» **Given problem**: Return all lines with the word "Convert" in them.

» **Supplied material**:
________________________________________

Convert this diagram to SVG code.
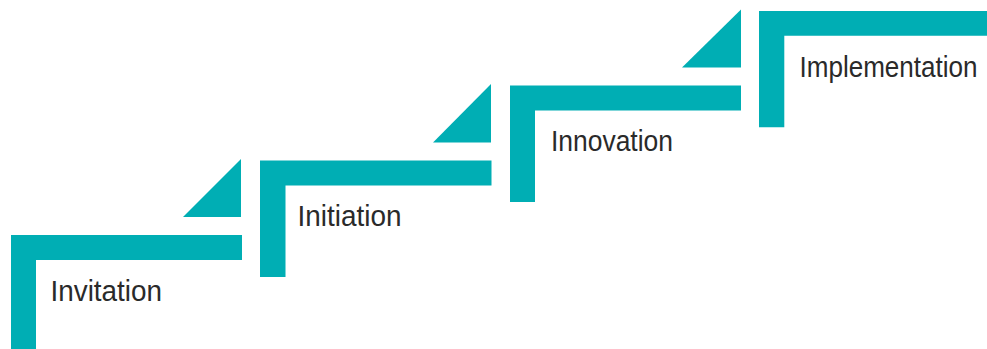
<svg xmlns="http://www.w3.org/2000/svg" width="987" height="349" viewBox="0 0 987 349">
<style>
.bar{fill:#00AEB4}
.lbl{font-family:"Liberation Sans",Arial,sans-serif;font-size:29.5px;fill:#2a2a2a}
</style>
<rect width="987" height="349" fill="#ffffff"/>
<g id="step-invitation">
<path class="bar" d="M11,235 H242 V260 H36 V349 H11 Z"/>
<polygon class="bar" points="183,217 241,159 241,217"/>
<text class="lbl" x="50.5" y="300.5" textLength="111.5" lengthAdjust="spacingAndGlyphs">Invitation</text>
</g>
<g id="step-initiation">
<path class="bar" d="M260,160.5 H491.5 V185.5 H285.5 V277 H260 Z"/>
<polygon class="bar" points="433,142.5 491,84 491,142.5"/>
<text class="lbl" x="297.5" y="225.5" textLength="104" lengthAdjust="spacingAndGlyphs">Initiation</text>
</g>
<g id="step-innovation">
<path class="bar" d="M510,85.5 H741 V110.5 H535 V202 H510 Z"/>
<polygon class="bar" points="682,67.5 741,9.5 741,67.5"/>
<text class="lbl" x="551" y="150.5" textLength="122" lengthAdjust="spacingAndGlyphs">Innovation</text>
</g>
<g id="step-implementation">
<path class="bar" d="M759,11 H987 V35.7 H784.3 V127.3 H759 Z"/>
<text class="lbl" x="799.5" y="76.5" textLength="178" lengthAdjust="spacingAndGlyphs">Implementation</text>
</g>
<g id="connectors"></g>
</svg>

________________________________________

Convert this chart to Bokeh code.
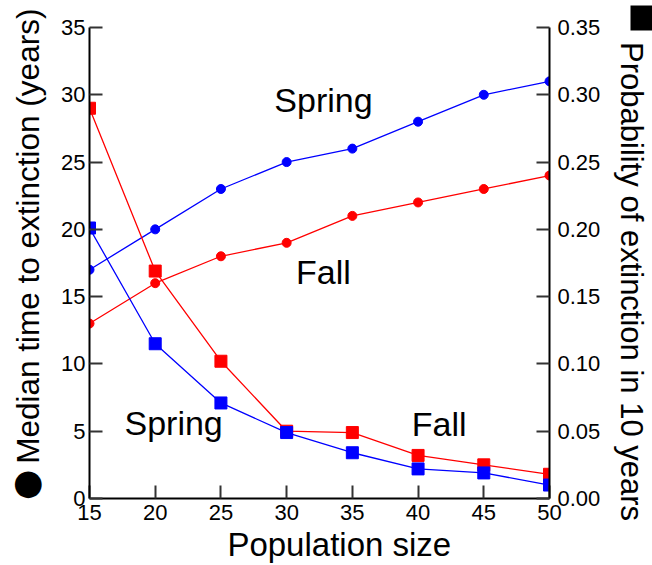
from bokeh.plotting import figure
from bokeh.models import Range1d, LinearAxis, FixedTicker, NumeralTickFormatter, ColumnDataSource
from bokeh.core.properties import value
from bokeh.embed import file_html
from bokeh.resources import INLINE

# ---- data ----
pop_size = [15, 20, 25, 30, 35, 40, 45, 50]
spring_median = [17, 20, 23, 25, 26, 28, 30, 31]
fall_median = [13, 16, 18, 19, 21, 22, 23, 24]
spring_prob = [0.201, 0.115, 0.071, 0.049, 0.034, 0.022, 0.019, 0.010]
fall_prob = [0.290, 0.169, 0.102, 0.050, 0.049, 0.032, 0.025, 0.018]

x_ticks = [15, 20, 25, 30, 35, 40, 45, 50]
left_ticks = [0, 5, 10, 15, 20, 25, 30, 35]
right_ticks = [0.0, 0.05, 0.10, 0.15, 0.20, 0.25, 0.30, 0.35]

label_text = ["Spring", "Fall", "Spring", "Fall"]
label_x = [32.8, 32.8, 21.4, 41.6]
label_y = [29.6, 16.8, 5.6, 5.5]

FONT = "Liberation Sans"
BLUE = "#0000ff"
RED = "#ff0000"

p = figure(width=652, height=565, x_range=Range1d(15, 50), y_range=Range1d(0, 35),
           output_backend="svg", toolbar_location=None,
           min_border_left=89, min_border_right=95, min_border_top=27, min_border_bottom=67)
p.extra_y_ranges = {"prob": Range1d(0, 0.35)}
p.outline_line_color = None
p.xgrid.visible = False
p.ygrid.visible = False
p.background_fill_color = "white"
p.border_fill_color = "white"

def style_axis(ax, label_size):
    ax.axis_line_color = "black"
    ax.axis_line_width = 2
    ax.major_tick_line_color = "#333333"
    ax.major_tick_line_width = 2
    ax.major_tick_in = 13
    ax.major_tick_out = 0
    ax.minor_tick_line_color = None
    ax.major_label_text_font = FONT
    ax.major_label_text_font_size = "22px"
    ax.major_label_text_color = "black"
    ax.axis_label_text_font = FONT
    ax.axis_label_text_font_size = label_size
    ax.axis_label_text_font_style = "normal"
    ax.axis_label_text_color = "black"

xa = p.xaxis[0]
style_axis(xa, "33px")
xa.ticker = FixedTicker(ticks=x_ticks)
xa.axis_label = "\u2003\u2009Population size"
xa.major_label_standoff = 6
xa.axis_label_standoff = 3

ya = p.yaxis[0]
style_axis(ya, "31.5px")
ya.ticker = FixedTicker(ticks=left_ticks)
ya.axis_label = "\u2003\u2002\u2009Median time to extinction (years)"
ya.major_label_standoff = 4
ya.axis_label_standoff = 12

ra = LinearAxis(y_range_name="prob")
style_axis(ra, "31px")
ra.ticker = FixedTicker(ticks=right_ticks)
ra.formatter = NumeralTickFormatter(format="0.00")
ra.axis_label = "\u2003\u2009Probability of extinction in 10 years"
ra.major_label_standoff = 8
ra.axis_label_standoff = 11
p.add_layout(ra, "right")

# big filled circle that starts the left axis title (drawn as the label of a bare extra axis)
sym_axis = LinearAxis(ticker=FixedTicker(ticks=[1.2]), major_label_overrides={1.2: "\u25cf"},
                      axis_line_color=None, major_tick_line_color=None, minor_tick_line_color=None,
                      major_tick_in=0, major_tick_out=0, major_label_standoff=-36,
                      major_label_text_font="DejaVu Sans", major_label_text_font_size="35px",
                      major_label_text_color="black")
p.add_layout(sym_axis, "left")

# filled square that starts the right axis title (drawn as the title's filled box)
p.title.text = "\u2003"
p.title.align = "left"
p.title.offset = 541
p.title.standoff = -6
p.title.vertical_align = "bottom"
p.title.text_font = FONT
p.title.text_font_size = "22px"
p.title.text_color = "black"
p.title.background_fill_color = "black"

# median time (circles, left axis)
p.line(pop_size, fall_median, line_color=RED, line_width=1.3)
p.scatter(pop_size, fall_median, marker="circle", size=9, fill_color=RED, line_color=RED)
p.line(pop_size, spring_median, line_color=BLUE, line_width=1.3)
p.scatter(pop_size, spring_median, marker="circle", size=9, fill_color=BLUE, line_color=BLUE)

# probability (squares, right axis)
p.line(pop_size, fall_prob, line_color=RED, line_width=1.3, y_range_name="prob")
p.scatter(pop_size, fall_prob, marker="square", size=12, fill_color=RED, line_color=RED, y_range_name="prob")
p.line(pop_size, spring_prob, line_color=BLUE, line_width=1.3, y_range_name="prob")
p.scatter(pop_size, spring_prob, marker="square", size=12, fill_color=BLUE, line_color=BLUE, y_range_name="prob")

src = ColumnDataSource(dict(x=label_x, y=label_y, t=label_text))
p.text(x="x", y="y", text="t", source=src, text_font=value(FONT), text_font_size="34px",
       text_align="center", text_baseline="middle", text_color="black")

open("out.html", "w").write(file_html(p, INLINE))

________________________________________

» **Exercise solution**:
Convert this diagram to SVG code.
Convert this chart to Bokeh code.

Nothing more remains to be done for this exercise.